Player of the Year – Ciro Immobile
It’s a privilege to watch someone develop into an icon, a legend of the Italian game, right before your eyes. Rest assured, Ciro Immobile will be a player spoken of in the bars of northern Rome for decades to come, about how effortlessly he could dribble past defenders, about how he could score from any angle, about how powerful that right foot of his was and becoming the third Italian to win the European Golden Shoe. Immobile is now on 125 goals in 173 appearances in the Aquile jersey. For comparison, Giorgio Chinaglia, a Lazio icon in his own right, scored 122 in 246 appearances. The Campania-born striker only needs 24 goals to overtake Silvio Piola as Lazio’s all-time top scorer - a feat which shouldn’t be too difficult for a man who scored 36 goals this season.
Highlight – Supercoppa success
Amid Lazio’s 21-game unbeaten run, they had a Supercoppa Italiana to play. They were facing Juventus, who they had beaten 3-1 just two weeks earlier. Though their power has somewhat waned this season, beating the Old Lady is always an impressive achievement, especially when you consider that they have far more money and, therefore, talent than the Biancocelesti. So Juventus would’ve been keen to avoid a repeat of that humiliation, even more so considering when it was Maurizio Sarri’s first opportunity to win a trophy and win over sceptical supporters. But it wasn’t to be. Lazio beat them 3-1 again, picking up their second Supercoppa Italiana in three years.

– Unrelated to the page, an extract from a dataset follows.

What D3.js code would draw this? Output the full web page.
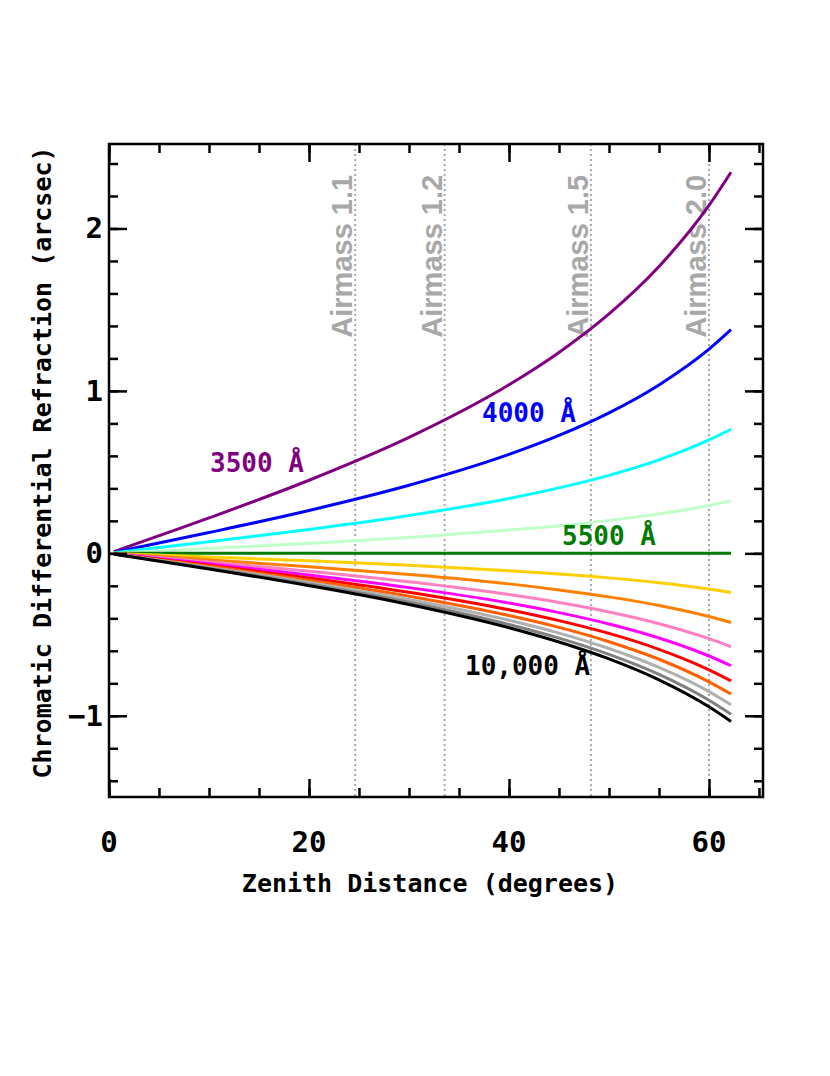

Nightmare – Milan end the dream
After their unbeaten run was ended at the hands of Atalanta in the first game following the restart, Lazio had earned solid, if unspectacular, wins against Fiorentina and Torino. It seemed at that point, that the Atalanta game was an outlier, but their loss against Milan, and defeats in three of their next four matches, proved that wasn’t the case. The absence of Immobile through suspension seemed to sap the confidence from Inzaghi’s side. Their defence was fragile and mistake-prone, while their attack was completely toothless. Lazio were beaten 3-0 at their own ground, which effectively ended their Scudetto chances and sent their confidence plunging even further.